Wilson is quickly making a case for the alpha role in New York. He has an absurd catch radius and plays with tangible confidence and swagger. A whopping 14 targets went his way at Cleveland.
• It's a shame to see Trey Lance's season end before it really got started, the third straight year he's faced that reality. We still have no idea if he can really play or not. But the Niners are one of the few teams that isn't instantly shipwrecked when the backup needs to play. Jimmy Garoppolo was 1-2 plays away from a second Super Bowl start last year.
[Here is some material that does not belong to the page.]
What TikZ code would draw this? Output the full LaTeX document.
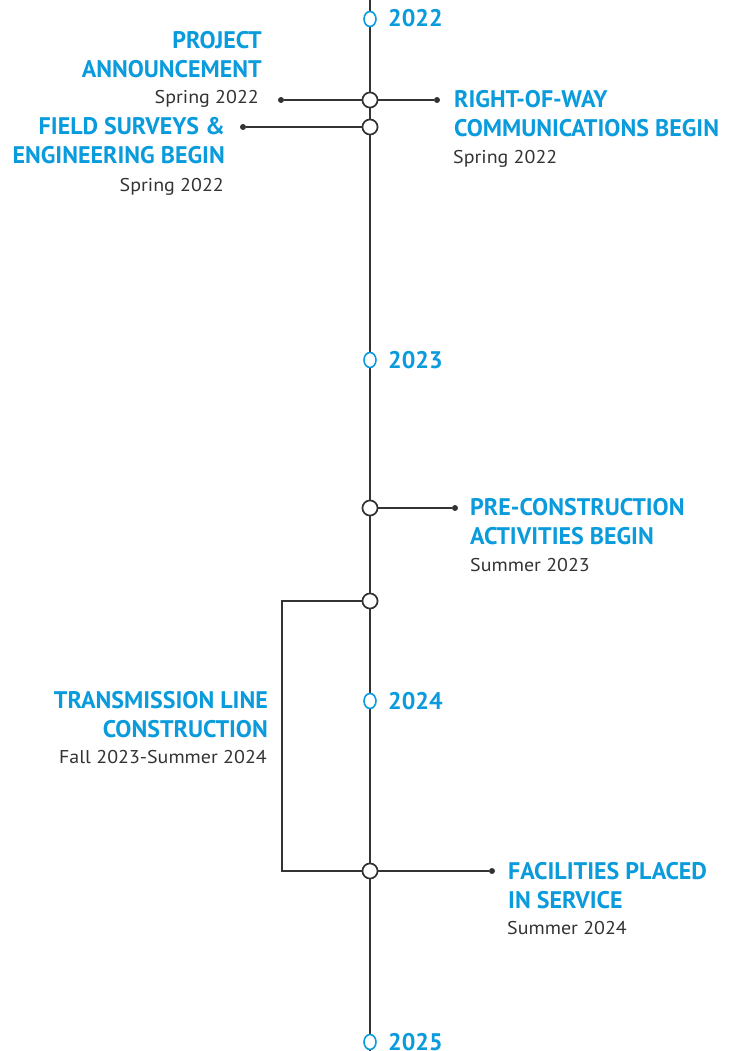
\documentclass[tikz,border=0pt]{standalone}
\usetikzlibrary{shapes.geometric}
\usepackage{fontspec}
\setmainfont{PT Sans}
\newfontfamily\ttlfont{PT Sans Bold}
\newfontfamily\dtfont[FakeStretch=1.08]{PT Sans}
\definecolor{tblue}{RGB}{10,155,220}
\definecolor{tgray}{RGB}{51,51,51}
\begin{document}
\begin{tikzpicture}[x=1pt,y=-1pt,
  ttl/.style={text=tblue,font=\ttlfont\fontsize{24}{29}\selectfont,inner sep=0pt},
  dte/.style={text=tgray,font=\dtfont\fontsize{18.5}{22}\selectfont,inner sep=0pt},
  yr/.style={text=tblue,font=\ttlfont\fontsize{24}{26}\selectfont,inner sep=0pt,anchor=base west},
  yc/.style={draw=tblue,fill=white,line width=1.6pt,ellipse,minimum width=12pt,minimum height=15pt,inner sep=0pt},
  ev/.style={draw=tgray,fill=white,line width=1.6pt,circle,minimum size=15pt,inner sep=0pt},
  dot/.style={fill=tgray,circle,minimum size=6pt,inner sep=0pt},
  ln/.style={draw=tgray,line width=1.6pt}]
\useasboundingbox (0,0) rectangle (738,1051);
\coordinate (top) at (370,0);
\coordinate (bot) at (370,1051);
\draw[ln] (top) -- (bot);
% events
\node[ev] (e1) at (370,100) {};
\node[ev] (e2) at (370,127) {};
\node[ev] (e3) at (370,508) {};
\node[ev] (e4) at (370,601) {};
\node[ev] (e5) at (370,871) {};
\node[dot] (d1l) at (281,100) {};
\node[dot] (d1r) at (437,100) {};
\node[dot] (d2l) at (243,127) {};
\node[dot] (d3r) at (455,508) {};
\node[dot] (d5r) at (492,871) {};
\coordinate (bt) at (282,601);
\coordinate (bb) at (282,871);
\draw[ln] (e1) -- (d1l); \draw[ln] (e1) -- (d1r);
\draw[ln] (e2) -- (d2l);
\draw[ln] (e3) -- (d3r);
\draw[ln] (e5) -- (d5r);
\draw[ln] (e4) -- (bt) -- (bb) -- (e5);
\node[ev] at (e1) {}; \node[ev] at (e2) {}; \node[ev] at (e3) {}; \node[ev] at (e4) {}; \node[ev] at (e5) {};
% years
\node[yc] (y1) at (370,19) {};
\node[yc] (y2) at (370,360) {};
\node[yc] (y3) at (370,701) {};
\node[yc] (y4) at (370,1042) {};
\node[yr] (t1) at (388,27) {2022};
\node[yr] (t2) at (388,368) {2023};
\node[yr] (t3) at (388,709) {2024};
\node[yr] (t4) at (388,1050) {2025};
% labels
\node[ttl,align=right,anchor=base east] (a1) at (262,78) {PROJECT\\ANNOUNCEMENT};
\node[dte,anchor=base east] (a1d) at (259,104) {Spring 2022};
\node[ttl,align=right,anchor=base east] (a2) at (225,164) {FIELD SURVEYS \&\\ENGINEERING BEGIN};
\node[dte,anchor=base east] (a2d) at (224,191) {Spring 2022};
\node[ttl,align=left,anchor=base west] (a3) at (454,137) {RIGHT-OF-WAY\\COMMUNICATIONS BEGIN};
\node[dte,anchor=base west] (a3d) at (453,164) {Spring 2022};
\node[ttl,align=left,anchor=base west] (a4) at (470,544) {PRE-CONSTRUCTION\\ACTIVITIES BEGIN};
\node[dte,anchor=base west] (a4d) at (470,571) {Summer 2023};
\node[ttl,align=right,anchor=base east] (a5) at (268,737) {TRANSMISSION LINE\\CONSTRUCTION};
\node[dte,anchor=base east] (a5d) at (267,763) {Fall 2023-Summer 2024};
\node[ttl,align=left,anchor=base west] (a6) at (508,908) {FACILITIES PLACED\\IN SERVICE};
\node[dte,anchor=base west] (a6d) at (507,934) {Summer 2024};
\end{tikzpicture}
\end{document}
• The Saints held Tampa Bay to 13 first downs and 4.0 yards per play and still couldn’t score a win, perhaps because Jameis Winston is playing with broken bones in his back. Benching Tom Brady was the right move today, and it will probably be the right move when these teams rematch in December. I don’t see Winston as a long-term answer in New Orleans.
• I missed an opportunity to pounce on the exceptional Damien Harris summer value; he’s still the primary back in New England, with Rhamondre Stevenson the secondary option. Both players ran well at Pittsburgh, but Harris had 17 touches to Stevenson’s 10. I also underestimated Bill Belichick’s ability to get a focused, high-level performance from his club after an ugly loss. Unfortunately, the New England passing game has very little consistency to it, other than Jakobi Meyers being a reasonable WR4 for PPR-based managers.
• Drake London has proven to be plug-and-play for the Falcons, but Kyle Pitts continues to drive us crazy more often than not. I still think the Pitts problem is more about Arthur Smith and Marcus Mariota, but it's not like that infrastructure is changing anytime soon.
• A.J. Dillon is a good football player, but Aaron Jones is a better one. Credit Matt LaFleur; he recognized his Week 1 usage error and established Jones from the jump Sunday night. Jones's second-round ADP is likely to be paid off come season's end.